This week I have removed all forms of social media from my phone; Instagram, Facebook, and Snapchat, and I wanted to voice my findings. I have recently returned from Australia and have found myself suffering from forms of anxiety, feeling low or lack of self worth; feelings I have felt prior to Australia but have significantly increased since returning to the UK.
This cleanse began for me as I downloaded an app informing me of the amount of hours I spent each day on said platforms, an app I suggest you download. Truly it is terrifying to learn the volume of time and energy spent on these apps day in and day out. On average, I was spending 6 hours a day. First thing in the morning, I would reach for my phone, as soon as my eyes opened and the mindless scrolling would begin. Before the day could start I had to catch up on anything I missed whilst I slept and again, last thing at night before sleeping. It was constant, an addiction. I had to know what everyone was doing every second of the day. I would scroll until I was caught up. I would refresh every few minutes. I would even attempt to put my phone down and lock the screen, only to discover a few minutes later I was back scrolling again. Mindless scrolling.
Worryingly, this has become a norm in this century. The more conscious and aware you become, the more terrifying it truly is to realise, technology which has had such a focus on "connecting" one another to those furthest away, you become more disconnected to the ones surrounding you. Everywhere you look. Restaurants, cinemas, dates, meetings, commutes. No one is capable of putting these devices down for more than a second. Couples sat across from one another, head in their phones. People have become so used to communicating through their devices, I fear we are losing touch with human interaction all together.
This discovery encouraged me to take the initiative, a break from social media. Can you honestly say you have ever felt good after mindlessly scrolling on Instagram for hours? I for one can say I haven't. My feed is full of fitness enthusiasts with 6 packs, travel bloggers who are constantly on holiday, and worst of all people you know, who are foreseen to be living a greater life than you.

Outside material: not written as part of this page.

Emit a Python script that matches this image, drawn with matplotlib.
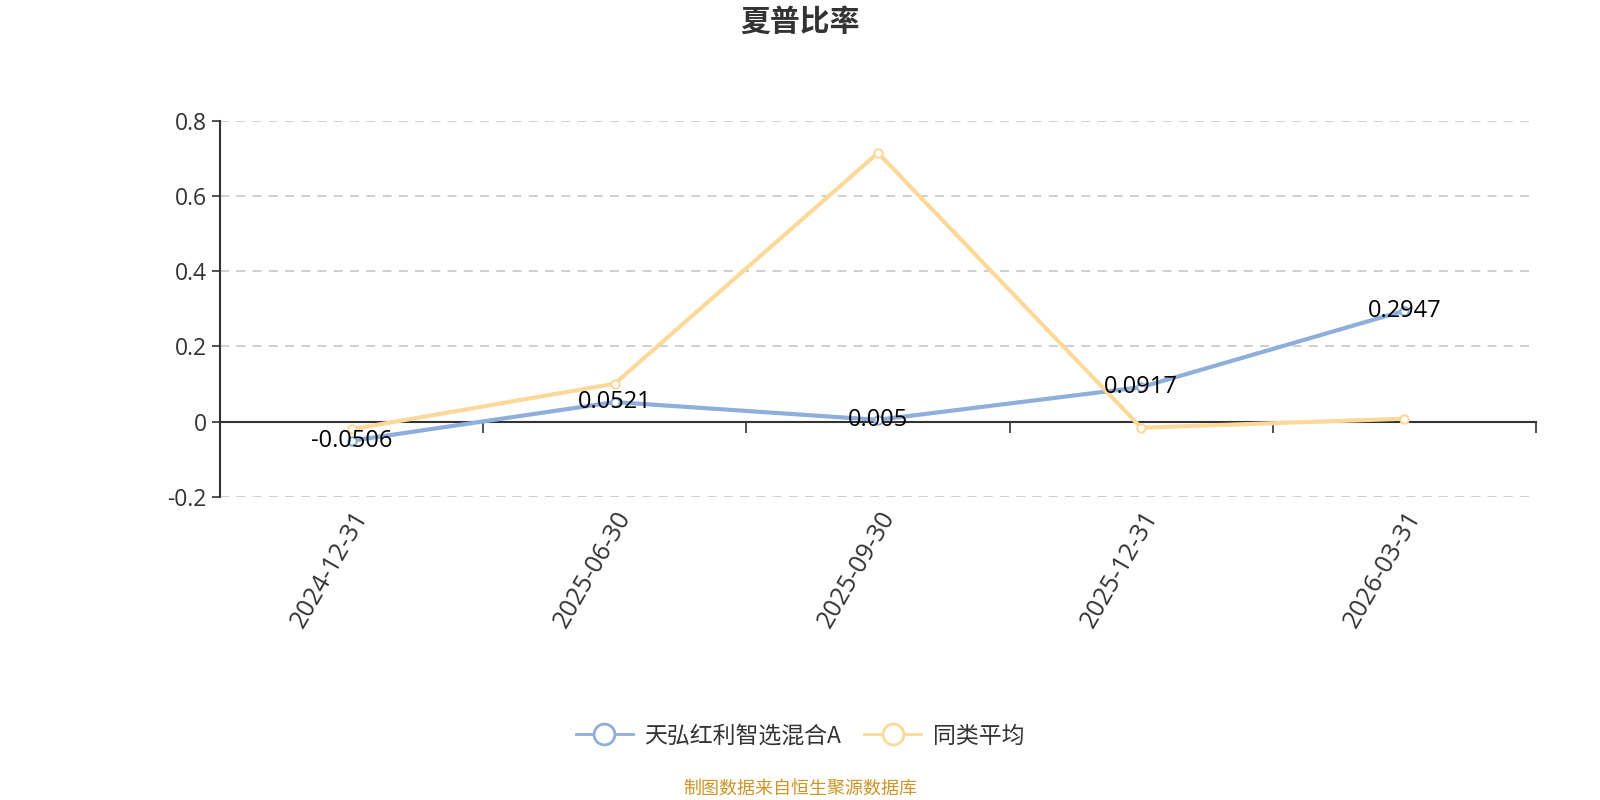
import matplotlib.pyplot as plt
from matplotlib.lines import Line2D

plt.rcParams['font.family'] = ['Noto Sans CJK SC', 'DejaVu Sans']

# data
dates = ["2024-12-31", "2025-06-30", "2025-09-30", "2025-12-31", "2026-03-31"]
fund = [-0.0506, 0.0521, 0.005, 0.0917, 0.2947]
peer = [-0.020, 0.101, 0.714, -0.016, 0.008]
fund_name = "天弘红利智选混合A"
peer_name = "同类平均"

blue = "#8eaedc"
yellow = "#fdd999"

fig = plt.figure(figsize=(16, 8), dpi=100)
ax = fig.add_axes([220 / 1600, 1 - 497 / 800, (1536 - 220) / 1600, (497 - 120.5) / 800])

x = list(range(len(dates)))
ax.plot(x, fund, color=blue, lw=3, marker="o", ms=6, mfc="white", mec=blue, mew=1.5, zorder=3)
ax.plot(x, peer, color=yellow, lw=3, marker="o", ms=6, mfc="white", mec=yellow, mew=1.5, zorder=4)

for i, v in enumerate(fund):
    ax.text(i, v, f"{v:g}", ha="center", va="center", fontsize=17, color="black",
            family="Open Sans", zorder=5)

ax.set_xlim(-0.5, len(dates) - 0.5)
ax.set_ylim(-0.2, 0.8)
ax.set_yticks([-0.2, 0, 0.2, 0.4, 0.6, 0.8])
ax.set_yticklabels(["-0.2", "0", "0.2", "0.4", "0.6", "0.8"], family="Open Sans")
ax.tick_params(axis="y", length=6, width=1.2, color="#333333", labelsize=16.5, labelcolor="#333333")

# category boundary ticks sit on the zero line
ax.set_xticks([i - 0.5 for i in range(len(dates) + 1)])
ax.set_xticklabels([])
ax.tick_params(axis="x", length=8, width=1.2, color="#333333", direction="out")
ax.spines["bottom"].set_position(("data", 0))
ax.spines["bottom"].set_color("#333333")
ax.spines["bottom"].set_linewidth(1.5)
ax.spines["bottom"].set_zorder(2)
for s in ["top", "right"]:
    ax.spines[s].set_visible(False)
ax.spines["left"].set_color("#333333")
ax.spines["left"].set_linewidth(1.5)

# date labels under the plot area
sec = ax.secondary_xaxis(0)
sec.set_xticks(x)
sec.set_xticklabels(dates, rotation=60, ha="right", rotation_mode="anchor",
                    fontsize=18, color="#333333", family="Open Sans")
sec.tick_params(length=0, pad=7)
sec.spines["bottom"].set_visible(False)

for y in [-0.2, 0.2, 0.4, 0.6, 0.8]:
    ax.axhline(y, color="#cccccc", lw=1.3, ls=(0, (5, 4)), zorder=1)

fig.text(0.5, 1 - 22 / 800, "夏普比率", ha="center", va="center", fontsize=21.5,
         fontweight="bold", color="#333333")

handles = [
    Line2D([], [], color=blue, lw=2, marker="o", ms=15, mfc="white", mec=blue, mew=2),
    Line2D([], [], color=yellow, lw=2, marker="o", ms=15, mfc="white", mec=yellow, mew=2),
]
fig.legend(handles, [fund_name, peer_name], loc="center", bbox_to_anchor=(0.5, 1 - 736 / 800),
           ncol=2, frameon=False, fontsize=16.5, handlelength=2.5, columnspacing=1.0,
           handletextpad=0.5, labelcolor="#333333")

fig.text(0.5, 1 - 789 / 800, "制图数据来自恒生聚源数据库", ha="center", va="center",
         fontsize=13, color="#cc9526")

fig.savefig("out.png")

The ability to visualise a snapshot into people's lives truly leaves you questioning your own. How do I achieve a 6 pack? How are they on holiday all the time? How are they able to afford all these clothes? It leaves you wanting more. Wanting new clothes. A new job. To be living "your best life" on a beach somewhere. When in reality, are peoples' lives this great? What's wrong with your own life? I'm sure that's pretty great too.
The problem with social media is, people only show their best life. Yes in that one photo, they may appear to have everything. The body, holiday destination, clothes etc. But you do not have visulisation into the other 23 hours of that persons’ day. Stop focusing and comparing yourself to others. I can honestly say, this week I have focused on myself, those around me whom I love and remaining happy in the present moment. My anxiety and low moods have reduced because I have no one to compare myself too and it's great.
Notice how much more engaged you are, improvement in conversation and in the environment around you. Try it for yourself. I hope you find it as rewarding as I have.